If this was a different time, you may not have heard that story. But since these are such different times, here it is.

First, I would have called that metal part (the one that makes the noise when hit on the inner structure of the bell) a “clanger”, but thought back to reading  Anne Lamott’s Bird by Bird where she talked about the importance of getting the right word when you write. She’d phoned a monastery during her writing time and remained on hold waiting to find out the correct term for that metal thing-a-mabob that goes over the cork in a champagne bottle. “Hood” was her reward after the monk finally got on the phone to give her the answer. Now, of course, you’d google it, but the author’s time on hold afforded her a rare moment to stare out the window and watch nature.

Fortunately I had heavy duty thread in my sewing reserves with which to re-attach the clapper to the inside of the bell. I’d bought a few yards at Michael’s when I’d hoped to repair a necklace I’d bought at Chico’s decades ago–one with different metals held together by leather loops–that had frayed and split apart. Which made me think of Scarlett DeBease who has helped me put outifts together for years. It was a sweet memory: watching Scarlett liven up tired combinations by placing that multi-strand necklace into the mix.
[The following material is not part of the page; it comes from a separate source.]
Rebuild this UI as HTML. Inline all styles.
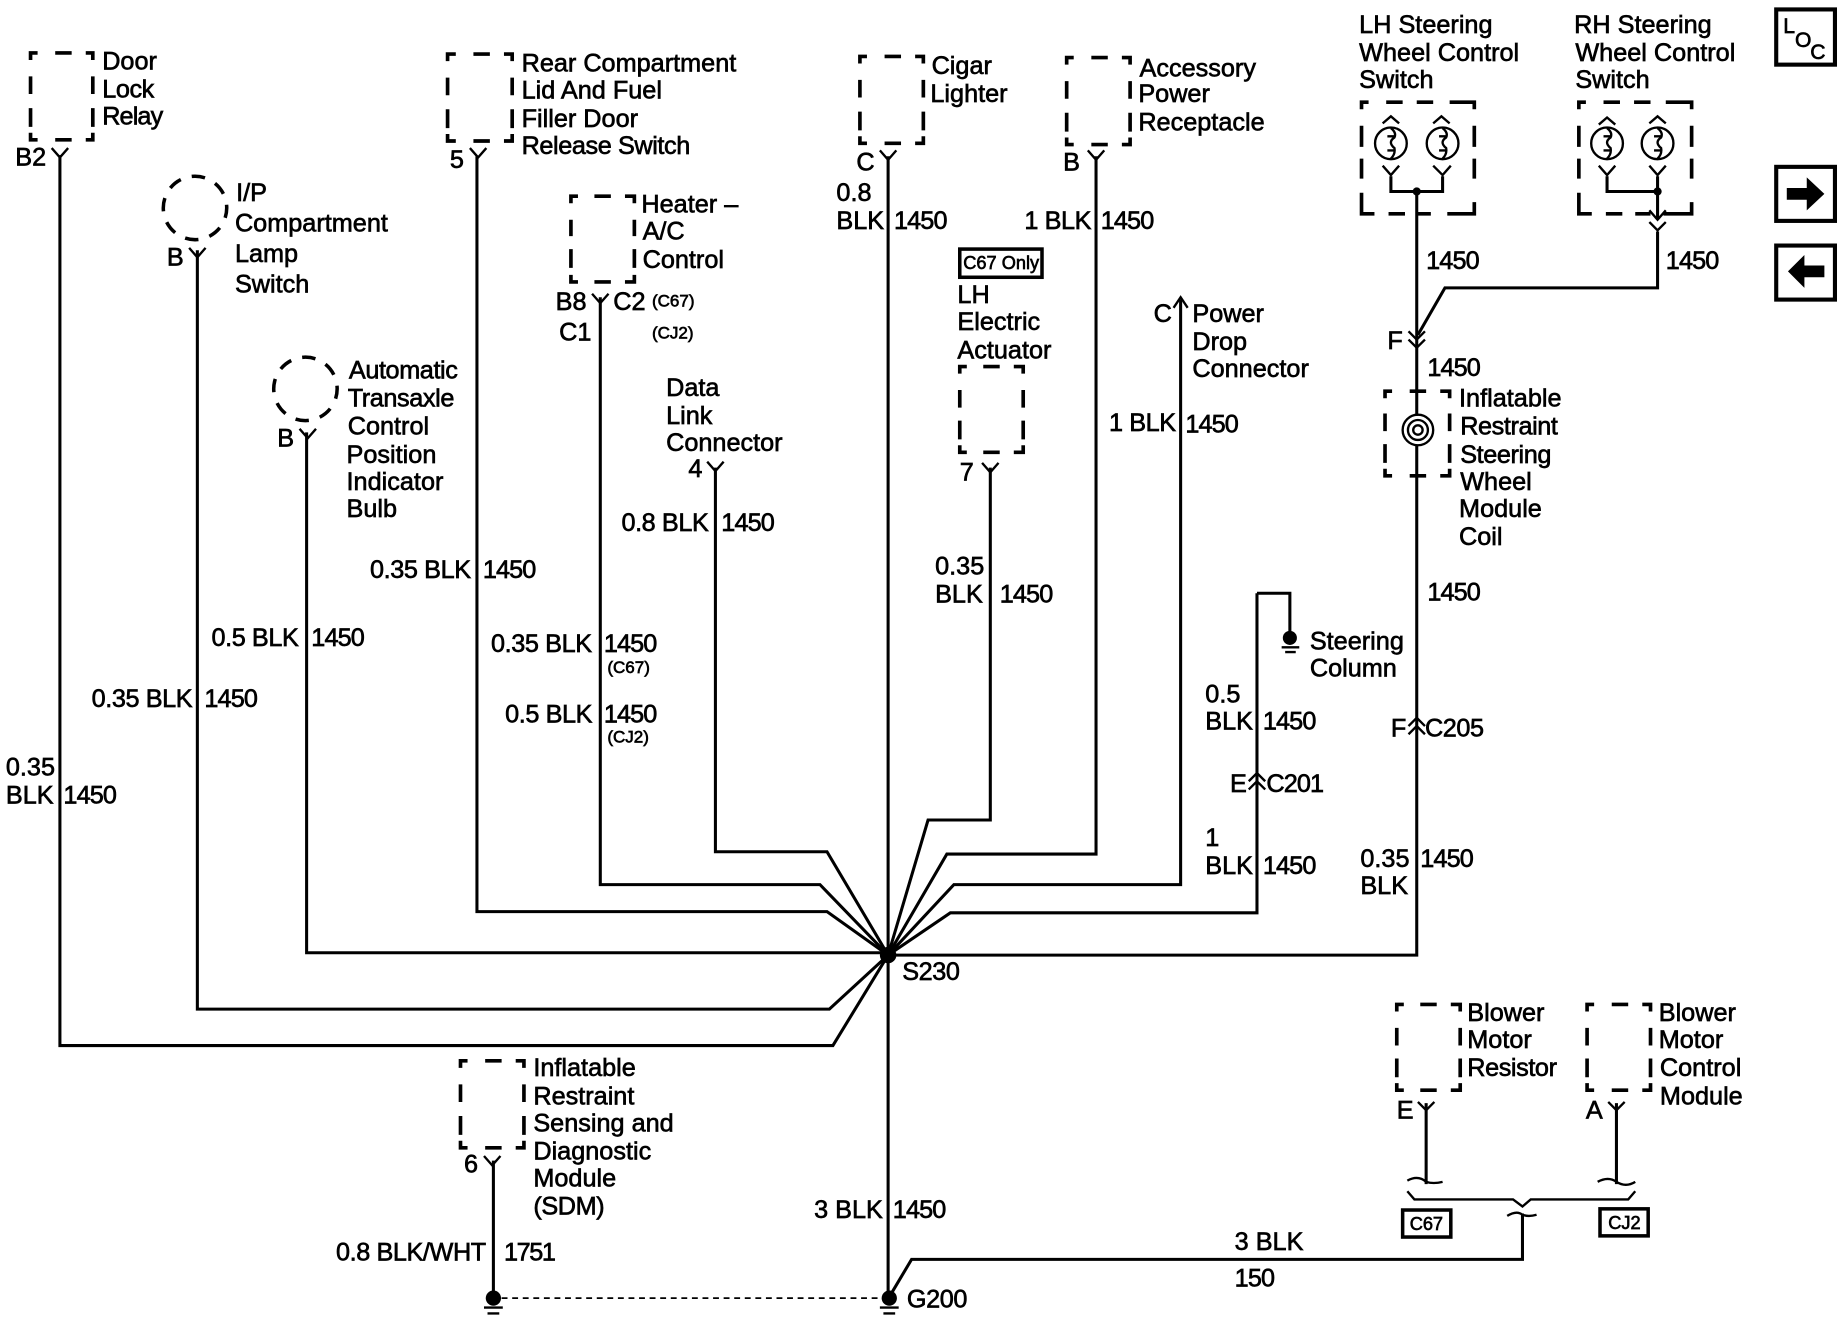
<!DOCTYPE html>
<html><head><meta charset="utf-8"><style>
html,body{margin:0;padding:0;background:#fff}
svg{display:block}
text{font-family:"Liberation Sans",sans-serif;font-size:21.5px;fill:#000;stroke:#000;stroke-width:.55}
.s{font-size:14.5px}.m{font-size:15.5px}
.n{letter-spacing:-.75px}
.k{letter-spacing:-.35px}
.w{fill:none;stroke:#000;stroke-width:2.6}
.t{fill:none;stroke:#000;stroke-width:2}
.d{fill:none;stroke:#000;stroke-width:3.1}
</style></head><body>
<svg width="1842" height="1328" viewBox="0 0 1568 1130.4" xmlns="http://www.w3.org/2000/svg">
<rect width="1568" height="1131" fill="#fff"/>
<!-- wires -->
<g class="w">
<path d="M51 132V890H709L756 813"/>
<path d="M168 213V859H706L756 813"/>
<path d="M261 368V811H756"/>
<path d="M406 133V776H704L756 813"/>
<path d="M511 253V753H698L756 813"/>
<path d="M609 398V725H704L756 813"/>
<path d="M843 398V698H790L756 813"/>
<path d="M933 133V727H806L756 813"/>
<path d="M1005 255V753H812L756 813"/>
<path d="M1070 505V777H809L756 813"/>
<path d="M1206 163V354M1206 379V813H756"/>
<path d="M756 133V1103"/>
<path d="M1070 505H1098V538"/>
<path d="M1296 1033V1072H776L757 1104"/>
<path d="M420 988V1100" />
<path d="M1214 939V1008M1376 939V1008"/>
<path d="M1184 150V163H1228V150M1368 150V163H1411V150M1411 150V186M1411 197V245H1230L1207 285"/>
</g>
<circle cx="756" cy="813" r="7"/>
<circle cx="1206" cy="163" r="3.5"/><circle cx="1411" cy="163" r="3.5"/>
<!-- Y connectors -->
<g class="t">
<path d="M44 126L51 134L58 126M400 126L407 134L414 126M161 211L168 219L175 211M255 365L262 373L269 365M504 250L511 258L518 250M602 393L609 401L616 393M749 128L756 136L763 128M926 128L933 136L940 128M836 394L843 402L850 394M1207 938L1214 945L1221 938M1369 938L1376 945L1383 938M412 984L419 992L426 984"/>
<path d="M1177 141L1184 149L1191 141M1220 141L1228 149L1235 141M1361 141L1368 149L1375 141M1404 141L1411 149L1418 141M1404 179L1411 187L1418 179M1404 189L1411 196L1418 189"/>
<path d="M1199 282L1206 289L1213 282M1199 289L1206 296L1213 289"/>
<path d="M1199 618L1206 611L1213 618M1199 625L1206 618L1213 625M1063 665L1070 658L1077 665M1063 672L1070 665L1077 672"/>
<path d="M999 262L1005 253L1011 262"/>
<path d="M1177 105L1184 99L1191 105M1220 105L1227 99L1234 105M1361 106L1368 100L1375 106M1404 105L1411 99L1418 105"/>
<path d="M1198 1005Q1207 1000 1214 1006Q1220 1008 1228 1006M1360 1006Q1369 1001 1376 1006Q1384 1011 1392 1006"/>
<path d="M1198 1014L1204 1021H1288L1296 1027L1303 1021H1386L1392 1014"/>
<path d="M1283 1035Q1291 1030 1296 1034Q1301 1036 1308 1034"/>
</g>
<!-- dashed boxes -->
<g class="d">
<path d="M26 51V45H32M47 45H61M73 45H79V51M26 65V80M26 92V108M26 113V119H32M47 119H61M73 119H79V113M79 65V80M79 92V108"/>
<path d="M381 52V46H388M403 46H417M429 46H436V52M381 66V81M381 93V109M381 114V120H388M403 120H417M429 120H436V114M436 66V81M436 93V109"/>
<path d="M486 173V167H492M506 167H520M532 167H540V173M486 187V201M486 212V228M486 234V240H492M506 240H520M532 240H540V234M540 187V201M540 212V228"/>
<path d="M732 54V48H738M753 48H767M779 48H786V54M732 68V83M732 95V111M732 116V122H738M753 122H767M779 122H786V116M786 68V83M786 95V111"/>
<path d="M908 55V49H914M929 49H943M955 49H962V55M908 69V84M908 96V112M908 117V123H914M929 123H943M955 123H962V117M962 69V84M962 96V112"/>
<path d="M817 318V312H823M837 312H851M863 312H871V318M817 332V347M817 358V374M817 379V385H823M837 385H851M863 385H871V379M871 332V347M871 358V374"/>
<path d="M1179 339V333H1185M1200 333H1214M1226 333H1234V339M1179 352V367M1179 378V394M1179 399V405H1185M1200 405H1214M1226 405H1234V399M1234 352V367M1234 378V394"/>
<path d="M392 909V903H398M413 903H427M439 903H446V909M392 923V938M392 950V966M392 971V977H398M413 977H427M439 977H446V971M446 923V938M446 950V966"/>
<path d="M1189 861V855H1195M1209 855H1223M1235 855H1243V861M1189 875V890M1189 901V917M1189 922V928H1195M1209 928H1223M1235 928H1243V922M1243 875V890M1243 901V917"/>
<path d="M1351 861V855H1357M1372 855H1386M1398 855H1405V861M1351 875V890M1351 901V917M1351 922V928H1357M1372 928H1386M1398 928H1405V922M1405 875V890M1405 901V917"/>
<path d="M1159 93V87H1165M1180 87H1194M1206 87H1220M1234 87H1248H1255V93M1159 107V125M1159 135V152M1159 164V182H1170M1182 182H1196M1205 182H1218M1232 182H1255V172M1255 107V125M1255 135V152"/>
<path d="M1344 93V87H1350M1365 87H1379M1391 87H1405M1418 87H1433H1440V93M1344 107V125M1344 135V152M1344 164V182H1355M1367 182H1381M1392 182H1405M1416 182H1440V172M1440 107V125M1440 135V152"/>
<circle cx="166" cy="177" r="27" stroke-width="3" stroke-dasharray="11.5 9.7" stroke-dashoffset="3"/>
<circle cx="260" cy="331" r="27" stroke-width="3" stroke-dasharray="11.5 9.7" stroke-dashoffset="3"/>
</g>
<!-- switches -->
<g class="t">
<circle cx="1184" cy="122" r="13.5"/><circle cx="1228" cy="122" r="13.5"/><circle cx="1368" cy="122" r="13.5"/><circle cx="1411" cy="122" r="13.5"/>
<path d="M1184 109Q1189 113 1187 117Q1181 121 1187 126Q1188 131 1184 135M1181 116H1187M1181 128H1187M1228 109Q1233 113 1231 117Q1225 121 1231 126Q1232 131 1228 135M1225 116H1231M1225 128H1231M1368 109Q1373 113 1371 117Q1365 121 1371 126Q1372 131 1368 135M1365 116H1371M1365 128H1371M1411 109Q1416 113 1414 117Q1408 121 1414 126Q1415 131 1411 135M1408 116H1414M1408 128H1414"/>
<circle cx="1207" cy="366" r="13"/><circle cx="1207" cy="366" r="8.5"/><circle cx="1207" cy="366" r="4"/>
</g>
<!-- grounds -->
<circle cx="1098" cy="543" r="6"/><circle cx="420" cy="1105" r="6.5"/><circle cx="757" cy="1105" r="6.5"/>
<g class="t">
<path d="M1091 551H1106M1094 555H1103M412 1113H428M415 1118H425M749 1113H765M752 1118H762"/>
<path d="M427 1105H750" stroke-dasharray="5 4" stroke-width="1.4"/>
</g>
<!-- boxes -->
<g fill="none" stroke="#000">
<rect x="817" y="212" width="70" height="24" stroke-width="3"/>
<rect x="1194" y="1030" width="41" height="23" stroke-width="3"/>
<rect x="1362" y="1029" width="41" height="23" stroke-width="3"/>
<rect x="1512" y="8" width="50" height="47" stroke-width="3.5"/>
<rect x="1512" y="142" width="50" height="46" stroke-width="3.5"/>
<rect x="1512" y="209" width="50" height="46" stroke-width="3.5"/>
</g>
<path d="M1521 160H1538V151L1553 165L1538 179V170H1521Z"/>
<path d="M1553 226H1536V217L1522 231L1536 245V236H1553Z"/>
<!-- labels -->
<g>
<text x="87" y="59">Door</text><text x="87" y="83" class="k">Lock</text><text x="87" y="106" class="n">Relay</text><text x="13" y="141">B2</text>
<text x="444" y="61">Rear Compartment</text><text x="444" y="84">Lid And Fuel</text><text x="444" y="108">Filler Door</text><text x="444" y="131" class="k">Release Switch</text><text x="383" y="143">5</text>
<text x="201" y="171">I/P</text><text x="200" y="197">Compartment</text><text x="200" y="223">Lamp</text><text x="200" y="249">Switch</text><text x="142" y="226">B</text>
<text x="297" y="322" class="k">Automatic</text><text x="296" y="346" class="k">Transaxle</text><text x="296" y="370">Control</text><text x="295" y="394">Position</text><text x="295" y="417">Indicator</text><text x="295" y="440">Bulb</text><text x="236" y="380">B</text>
<text x="546" y="181">Heater –</text><text x="547" y="204">A/C</text><text x="547" y="228">Control</text><text x="473" y="264">B8</text><text x="522" y="264">C2</text><text class="s" x="555" y="261">(C67)</text><text x="476" y="290">C1</text><text class="s" x="555" y="288">(CJ2)</text>
<text x="567" y="337">Data</text><text x="567" y="361">Link</text><text x="567" y="384">Connector</text><text x="586" y="406">4</text>
<text x="793" y="63">Cigar</text><text x="792" y="87">Lighter</text><text x="729" y="145">C</text><text x="712" y="171">0.8</text><text x="712" y="195">BLK</text><text x="761" y="195" class="n">1450</text>
<text x="970" y="65">Accessory</text><text x="969" y="87">Power</text><text x="969" y="111">Receptacle</text><text x="905" y="145">B</text><text x="872" y="195" class="k">1 BLK</text><text x="937" y="195" class="n">1450</text>
<text class="m" x="820" y="229">C67 Only</text><text x="815" y="258">LH</text><text x="815" y="281">Electric</text><text x="815" y="305">Actuator</text><text x="817" y="409">7</text>
<text x="982" y="274">C</text><text x="1015" y="274">Power</text><text x="1015" y="298">Drop</text><text x="1015" y="321">Connector</text><text x="944" y="367" class="k">1 BLK</text><text x="1009" y="368" class="n">1450</text>
<text x="1157" y="28">LH Steering</text><text x="1157" y="52">Wheel Control</text><text x="1157" y="75">Switch</text>
<text x="1340" y="28">RH Steering</text><text x="1341" y="52">Wheel Control</text><text x="1341" y="75">Switch</text>
<text x="1214" y="229" class="n">1450</text><text x="1418" y="229" class="n">1450</text><text x="1181" y="297">F</text><text x="1215" y="320" class="n">1450</text>
<text x="1242" y="346">Inflatable</text><text x="1243" y="370" class="k">Restraint</text><text x="1243" y="394" class="k">Steering</text><text x="1243" y="417">Wheel</text><text x="1242" y="440">Module</text><text x="1242" y="464">Coil</text><text x="1215" y="511" class="n">1450</text>
<text x="1115" y="553">Steering</text><text x="1115" y="576">Column</text>
<text x="315" y="492" class="k">0.35 BLK</text><text x="411" y="492" class="n">1450</text><text x="529" y="452" class="k">0.8 BLK</text><text x="614" y="452" class="n">1450</text>
<text x="796" y="489">0.35</text><text x="796" y="513">BLK</text><text x="851" y="513" class="n">1450</text>
<text x="180" y="550" class="k">0.5 BLK</text><text x="265" y="550" class="n">1450</text><text x="78" y="602" class="k">0.35 BLK</text><text x="174" y="602" class="n">1450</text>
<text x="5" y="660">0.35</text><text x="5" y="684">BLK</text><text x="54" y="684" class="n">1450</text>
<text x="418" y="555" class="k">0.35 BLK</text><text x="514" y="555" class="n">1450</text><text class="s" x="517" y="573">(C67)</text>
<text x="430" y="615" class="k">0.5 BLK</text><text x="514" y="615" class="n">1450</text><text class="s" x="517" y="632">(CJ2)</text>
<text x="1026" y="598">0.5</text><text x="1026" y="621">BLK</text><text x="1075" y="621" class="n">1450</text>
<text x="1047" y="674">E</text><text x="1078" y="674" class="n">C201</text><text x="1184" y="627">F</text><text x="1213" y="627" class="k">C205</text>
<text x="1026" y="720">1</text><text x="1026" y="744">BLK</text><text x="1075" y="744" class="n">1450</text>
<text x="1158" y="738">0.35</text><text x="1158" y="761">BLK</text><text x="1209" y="738" class="n">1450</text><text x="768" y="834" class="k">S230</text>
<text x="1249" y="869">Blower</text><text x="1249" y="892">Motor</text><text x="1249" y="916" class="k">Resistor</text><text x="1189" y="952">E</text>
<text x="1412" y="869">Blower</text><text x="1412" y="892">Motor</text><text x="1413" y="916">Control</text><text x="1413" y="940">Module</text><text x="1350" y="952">A</text>
<text x="454" y="916">Inflatable</text><text x="454" y="940">Restraint</text><text x="454" y="963">Sensing and</text><text x="454" y="987">Diagnostic</text><text x="454" y="1010">Module</text><text x="454" y="1034" class="k">(SDM)</text><text x="395" y="998">6</text>
<text x="286" y="1073" class="k">0.8 BLK/WHT</text><text x="429" y="1073" style="letter-spacing:-1.2px">1751</text><text x="693" y="1037">3 BLK</text><text x="760" y="1037" class="n">1450</text><text x="772" y="1113" class="k">G200</text>
<text x="1051" y="1064">3 BLK</text><text x="1051" y="1095" class="n">150</text>
<text class="m" x="1200" y="1047">C67</text><text class="m" x="1369" y="1046">CJ2</text>
<text x="1518" y="28" style="font-size:18px">L</text><text x="1528" y="40" style="font-size:18px">O</text><text x="1541" y="50" style="font-size:18px">C</text>
</g>
</svg>
</body></html>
As I tried to fasten the clapper into the bell with the leather thread, Camp Chinqueka came into mind. That’s where I learned to tie square  and bowline knots in trailblazing classes. My first counselor there, Barb Ebner, was also the daughter of the camp owners. My daughter, who happens to know the current director at Chinqueka, passed on the sad news that Barb died recently and told me about the tribute to her on Instagram. (If you watch it, you can see me smiling over her left shoulder.) I failed at producing a square knot to hold the clapper in place, but whatever I accomplished is working for now.

I sent the IG tribute to my sisters who went to camp with me and also to two women I’ve known from Chinqueka and have continued to love for over 50 years. That opened up further conversations, like this post, that distracted me from the current situation for another 30 minutes on Monday.

There is opportunity in everything that is happening to you right now, where you are, with what you have. Allowing myself to enter these bunny mazes is so much more engaging, optimistic and encouraging than any that lead to gloom and doom. I urge and support you to capitalize your creative efforts in a positive way and share them with your loved ones. Count me in on receiving yours.